Program pertama yang kami laksanakan adalah program Bincang-bincang Agribisnis. Program ini bertujuan untuk memberikan motivasi kepada petani agar mau berperan aktif dalam kelompok tani. Menghadirkan kepala desa, kepala Balai Penyuluhan Pertanian Kecamatan Gekbrong, dan pendiri koperasi yang berada di sebelah desa Gekbrong. Konsep acara berupa dialog interaktif sehingga ada informasi yang diberikan petani terkait masalah yang mereka hadapi, dan ada solusi dari pihak desa maupun penyuluh pertanian.

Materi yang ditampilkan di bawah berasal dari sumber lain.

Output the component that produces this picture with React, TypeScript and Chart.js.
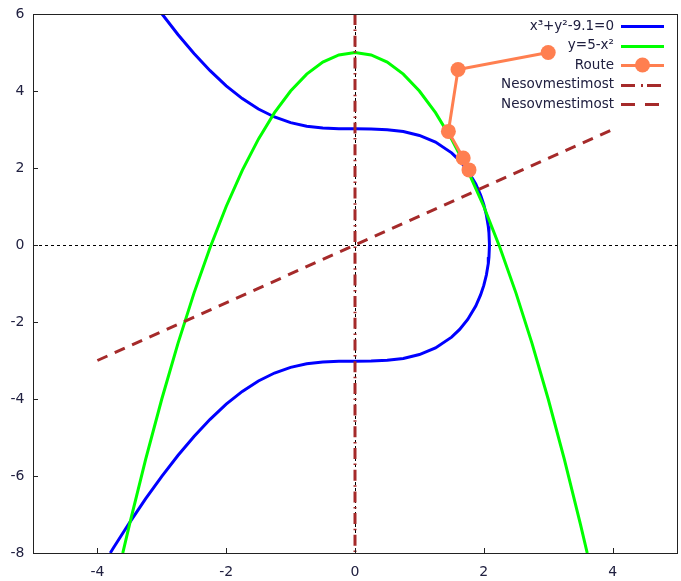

Program kedua adalah Benah Kelompok Tani. Dari lima kelompok tani yang ada di desa ini, kami hanya fokus pada satu kelompok tani karena adanya keterbatasan waktu pelaksanaan program. Kami memilih Kelompok Tani Gede Harepan yang berada di Kampung Tabrik Desa Gekbrong karena adanya beberapa alasan yang salah satunya adalah adanya keinginan yang kuat dari salah satu petani disana yang mengharapkan kelompok tani ini bisa berjalan kembali. Hasil dari kegiatan ini adalah terbentuknya kepengurusan baru dan pemberian kelengkapan administrasi kelompok tani oleh pihak mahasiswa.




Program terakhir yang kami laksanakan adalah Fasilitator Pertemuan Kelompok Tani Gede Harepan dengan Pengurus Desa dan Penyuluh Pertanian. Hal ini dilakukan karena sebelumnya komunikasi antara kelompok tani dengan pengurus desa dan penyuluh pertanian tidak berjalan dengan baik. Dari program ini, pengurus desa dapat mengetahui kondisi yang dialami warganya, penyuluh pertanian dapat mengetahui permasalahan pertanian yang dihadapi petani, dan petani mengetahui salah satu jalur pemasaran yang diberikan oleh penyuluh pertanian.



Tujuh minggu yang saat awal pelaksanaan dibayangkan terasa lama, ternyata tidak begitu terasa dan kami pun harus bersiap pergi meninggalkan desa ini. Banyak pelajaran yang kami dapatkan dan tidak bisa diperoleh ketika kita hanya duduk di dalam ruang kelas. Arti sebuah perjuangan untuk hidup, dan semangat yang ditunjukkan petani disini cukup membuat kami sadar pentingnya bersyukur atas semua yang telah kami dapatkan.